If a compiler installation isn't found and --install has not been passed, an error will be issued.

Binary releases for Linux, OSX, and FreeBSD are now built with LDC. This follows the switch to LDC as host compiler for Windows releases with 2.091.0.

Building DMD with LDC should provide a significant speedup of the compiler (20-30%).

This change comes with the following limitations:

• no more FreeBSD 32-bit binary releases (no 32-bit LDC host compiler)
• additional binary tools copied over from previous dmd releases are no longer included (see c0de0295e6b1f9a802bb04a97cca9f06c5b0dccd (optlink still included)) They are still available via https://digitalmars.com/ or from older dmd releases.

Dub will no longer build dynamicLibrary targetType's as staticLibrary.

Except for x86_omf.

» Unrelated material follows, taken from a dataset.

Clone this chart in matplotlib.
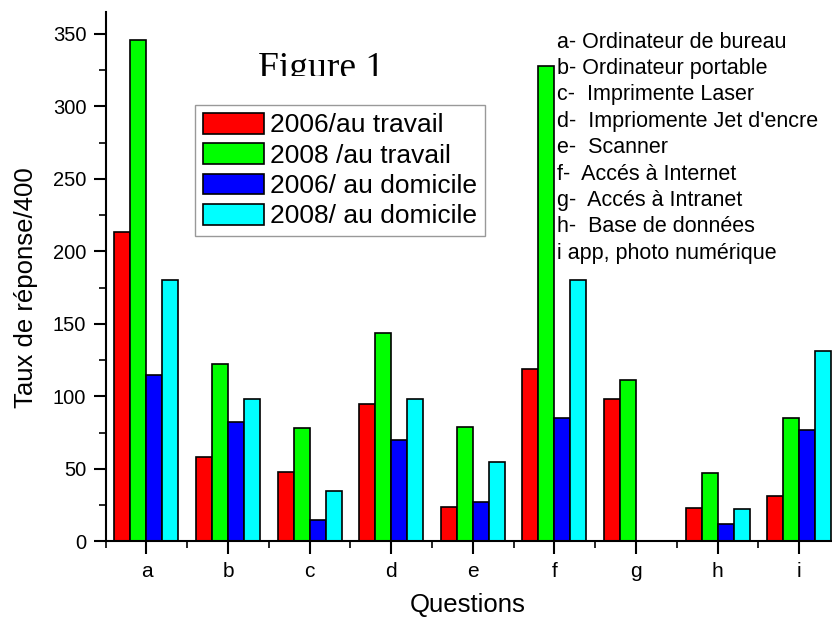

This has been disabled due to numerous issues that will lead this to not doing what is expected of it.

No compiler or linker flags have been added at this time, you will need to specify the relevant flag to get the compiler to link dynamically against Phobos.

The $DUB_BUILD_PATH variable is now defined inside the postBuildCommands section. It contains the absolute path in which the package was built, and can be used to copy by-products of the build process to their intended locations.

For example, if an executable exports symbols, you will want to make the resulting import library and symbols export file available somewhere. That can be done with a dub.json section like this:

    "postBuildCommands-windows": [
        "copy /y $DUB_BUILD_PATH\\$DUB_TARGET_NAME.lib $PACKAGE_DIR\\lib"
        "copy /y $DUB_BUILD_PATH\\$DUB_TARGET_NAME.exp $PACKAGE_DIR\\lib"
    ],

Now users can use the documented predefined variables inside custom command directives without the need for a wrapper shell script.

Before this would have failed:

"preBuildCommands": ["$DC -run foo.d"]

unless DC was defined as environment variable outside DUB.

It was before possible to run a script that used the $DC environment variable or on POSIX escape the $ with $$DC to make the shell substitute the variable. These workarounds are no longer needed now.

API change: none of the different command directives are no longer substituted with the process environment variables. You now access the raw commands as provided by the user in the recipe. dub describe has been adjusted and now also processes the predefined environment variables as well as the process environment variables.